The council would have a staff of about 80 and an annual budget of more than $6 million--more than double the budget of the present unit in the Department of Education. The money would come from fees paid by the regulated schools and from the Veterans Administration, which reimburses veterans for state-approved courses.
The legislation eliminates the distinction between “approved” and “authorized” schools, requiring all nonaccredited institutions to meet the same standards. “Religious exemptions” would be sharply curtailed.
The new council would have authority to examine overseas programs offered by California-based institutions, something that is not done now.
Vocational schools would be required to tell prospective students how many people complete the programs, how many get jobs in the field and what their starting salaries are, among other information.
Supported by Honig
Honig initially opposed the bill but now supports it.
“It’s no great pain for us to lose the unit,” said Joe Holsinger, deputy superintendent for governmental policy. “The job needs to be done. From Honig’s viewpoint, the unit was there, he was willing to do the job but, however, never got the money to do it.”
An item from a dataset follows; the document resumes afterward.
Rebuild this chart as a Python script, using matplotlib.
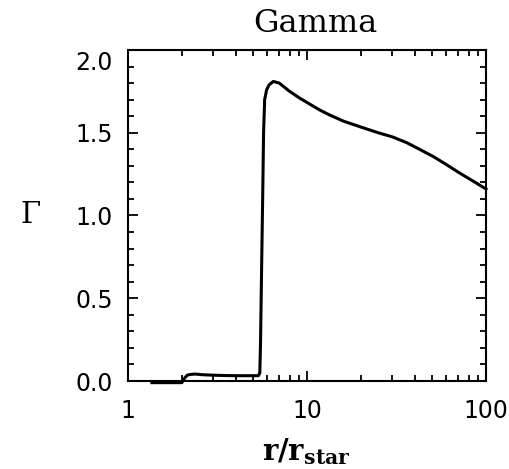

But the bill has opponents. Among the most vocal is state Sen. Larry Stirling (R-San Diego), who is annoyed because the “elitist” institutions accredited by the Western Assn. of Schools and Colleges are excluded from state regulation.
“This is a very large fight,” Stirling said. “The issue is--should a small number of private institutions that belong to (the Western Assn.), with their hidebound, Ivy League mentality and their underemployed faculty, be allowed to operate a closed shop?”
Graduates of non-accredited colleges and universities “don’t become the Brahmins of California,” he added. “They’re real working men and women, who usually have to go to school at night. We should not, as a matter of sound social policy, support a bill that makes it harder for these schools to stay in business.”
Morgan said she did not include Western Assn. members because “there haven’t been as many complaints” about those schools and because “I didn’t want to take on the whole world.”